El despido de Comey y lo que Trump dijo después recuerdan la “masacre del sábado a la noche”, cuando Nixon despidió el fiscal especial Archibald Cox, que había ordenado la entrega de la grabación, la cual terminaría comprobando el encubrimiento.
Cox había sido designado en primer lugar porque el Senado exigía un fiscal especial antes de confirmar al nuevo secretario de justicia de Nixon, Elliot Richardson. Richardson prometió no interferir con el fiscal, y cuando Nixon le ordenó que despidiese a Cox, Richardson renunció. Lo mismo hizo su segundo antes de que el propio Nixon echase a Cox y tratase de suspender toda la operación. No pudo salirse con la suya porque el Congreso y la opinión pública se lo impidieron.

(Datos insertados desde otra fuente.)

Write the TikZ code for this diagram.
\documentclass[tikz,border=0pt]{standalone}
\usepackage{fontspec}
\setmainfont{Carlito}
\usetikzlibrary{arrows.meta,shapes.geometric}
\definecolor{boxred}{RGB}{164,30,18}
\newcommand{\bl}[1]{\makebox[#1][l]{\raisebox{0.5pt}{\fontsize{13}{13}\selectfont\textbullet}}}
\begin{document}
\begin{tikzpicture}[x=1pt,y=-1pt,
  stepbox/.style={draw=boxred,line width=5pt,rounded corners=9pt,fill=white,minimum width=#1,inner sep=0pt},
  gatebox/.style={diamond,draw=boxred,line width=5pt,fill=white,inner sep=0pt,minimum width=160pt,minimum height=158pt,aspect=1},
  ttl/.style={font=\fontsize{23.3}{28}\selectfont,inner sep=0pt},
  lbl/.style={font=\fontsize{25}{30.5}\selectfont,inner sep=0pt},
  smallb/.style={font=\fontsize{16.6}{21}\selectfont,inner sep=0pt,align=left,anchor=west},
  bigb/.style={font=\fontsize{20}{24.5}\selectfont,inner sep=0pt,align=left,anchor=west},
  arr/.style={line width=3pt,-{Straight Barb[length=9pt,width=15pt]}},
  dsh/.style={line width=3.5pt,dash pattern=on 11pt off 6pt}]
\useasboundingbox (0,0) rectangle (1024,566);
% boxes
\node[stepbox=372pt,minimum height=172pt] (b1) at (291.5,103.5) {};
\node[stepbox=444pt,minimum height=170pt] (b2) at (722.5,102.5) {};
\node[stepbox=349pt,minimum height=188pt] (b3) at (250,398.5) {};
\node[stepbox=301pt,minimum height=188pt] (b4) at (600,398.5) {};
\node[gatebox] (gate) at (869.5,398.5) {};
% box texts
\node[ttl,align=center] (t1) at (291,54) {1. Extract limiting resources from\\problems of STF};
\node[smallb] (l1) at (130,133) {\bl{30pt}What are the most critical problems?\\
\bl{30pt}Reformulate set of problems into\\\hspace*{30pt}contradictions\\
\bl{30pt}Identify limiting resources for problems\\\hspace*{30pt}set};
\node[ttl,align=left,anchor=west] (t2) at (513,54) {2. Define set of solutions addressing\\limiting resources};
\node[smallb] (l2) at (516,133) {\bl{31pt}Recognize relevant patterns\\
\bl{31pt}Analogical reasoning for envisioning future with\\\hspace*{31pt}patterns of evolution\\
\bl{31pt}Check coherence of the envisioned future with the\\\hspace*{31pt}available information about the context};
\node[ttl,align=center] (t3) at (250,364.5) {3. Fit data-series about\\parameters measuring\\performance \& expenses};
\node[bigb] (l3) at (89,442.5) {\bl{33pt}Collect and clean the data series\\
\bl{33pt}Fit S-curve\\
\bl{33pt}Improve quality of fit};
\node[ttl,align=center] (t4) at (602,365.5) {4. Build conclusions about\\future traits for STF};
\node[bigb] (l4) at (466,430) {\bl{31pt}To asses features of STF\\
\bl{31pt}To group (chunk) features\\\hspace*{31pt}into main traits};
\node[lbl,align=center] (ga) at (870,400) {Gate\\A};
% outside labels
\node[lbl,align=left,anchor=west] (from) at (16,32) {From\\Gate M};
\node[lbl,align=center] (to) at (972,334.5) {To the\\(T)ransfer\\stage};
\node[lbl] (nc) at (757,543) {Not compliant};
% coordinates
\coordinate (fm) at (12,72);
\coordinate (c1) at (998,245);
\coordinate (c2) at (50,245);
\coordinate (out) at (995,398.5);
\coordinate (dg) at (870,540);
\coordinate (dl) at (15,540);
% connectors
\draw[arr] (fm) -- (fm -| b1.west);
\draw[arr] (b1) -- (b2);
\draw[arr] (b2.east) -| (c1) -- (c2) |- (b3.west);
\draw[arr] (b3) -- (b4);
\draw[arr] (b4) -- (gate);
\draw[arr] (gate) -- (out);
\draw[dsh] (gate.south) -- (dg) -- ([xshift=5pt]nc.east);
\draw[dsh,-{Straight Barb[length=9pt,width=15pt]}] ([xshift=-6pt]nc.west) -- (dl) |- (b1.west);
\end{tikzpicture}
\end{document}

Fue nombrado un nuevo fiscal especial cuyo pedido de entrega de la grabación fue avalado por los tribunales. Nixon no tenía escapatoria.
Desde esta perspectiva, los precedentes no parecían muy alentadores cuando Trump despidió a Comey.
Despedir a Comey intensificó investigación
La medida de Trump no puso fin a la investigación. De hecho, tal vez la intensificó. Ahora hay un fiscal especial, designado por el subsecretario de justicia Rod Rosenstein y cuestionado amargamente por Trump, quien dijo que se estaba llevando a cabo “una cacería de brujas”.
Todo esto ha generado una atmósfera de incertidumbre que no se diferencia mucho de lo sucedido con el Watergate.
En los últimos meses de Nixon, miembros de su gabinete temieron que el presidente ordenase una intervención militar en el exterior para desviar la atención y llegaron a decirle a los altos mandos militares que no acatasen una orden de Nixon en ese sentido sin consultar antes con ellos.
Desconfianza grave, pero no al nivel del Watergate
Ahora también hay razones para la desconfianza, aunque no tan graves como las del peor momento de Watergate.
Y Trump goza de una ventaja política que Nixon no tuvo: Por más de que sus índices de aprobación sean bajos –alrededor del 40 por ciento–, mucha de la gente que votó por él no le presta atención a toda la controversia.
En ciertos sentidos, Trump no está obligado a acatar las reglas que rigen para la mayoría de los líderes políticos. Nixon fue producto del establishment y del Partido Republicano, un político de carrera. Y cuando los republicanos le dieron la espalda, se hizo evidente que estaba acabado.
Esa perspectiva no es tan alarmante para Trump, quien puede denunciar e ignorar a los desertores, e incluso ser aplaudido por sus partidarios, que lo eligieron para que acabe con la forma de hacer las cosas en Washington.
El riesgo para Trump
El gran riesgo para Trump son las investigaciones, el fiscal especial y las comisiones del Senado y la Cámara de Representantes que investigan a los rusos. Y tal vez la justicia.
Si el fiscal especial Robert Mueller, quien fue director del FBI 12 años, lleva la investigación a terrenos que molestan a Trump, el mandatario puede despedirlo.
A un costo alto, pues eso generaría una explosión política comparable a la que se produjo tras la masacre de la noche del sábado. El país, sin embargo, está mucho más dividido que en la época de Nixon.
Los demócratas no son mayoría
Los demócratas que quieren hacerle un juicio político con miras a su posible destitución ignoran ese detalle y los números. Los demócratas controlaban el Congreso en la época de Nixon. La Cámara Baja, controlada por los republicanos, llegó a pedir la destitución de Bill Clinton antes de que el Senado lo absolviese al no conseguir la medida los dos tercios de los votos necesarios.
O sea, hablar de un juicio político y una destitución es no solo prematuro sino políticamente imposible, dado que los republicanos tienen firme control de la Cámara Baja. Al menos mientras no surjan elementos más graves que los que hay ahora.
Las investigaciones y la controversia continuarán y Trump seguramente seguirá emitiendo sus tuits y aprovechando la televisión por cable, que no existía durante la época de Nixon.
Cuando se le preguntó a Trump si había tratado de entorpecer la investigación de los rusos, respondió irritado “no, no, la siguiente pregunta”.
Al comenzar la investigación de Watergate, Nixon afirmó que “nunca, nunca, nunca, nunca” más volvería a hablar del tema. Por su puesto que lo hizo. No tuvo otro remedio.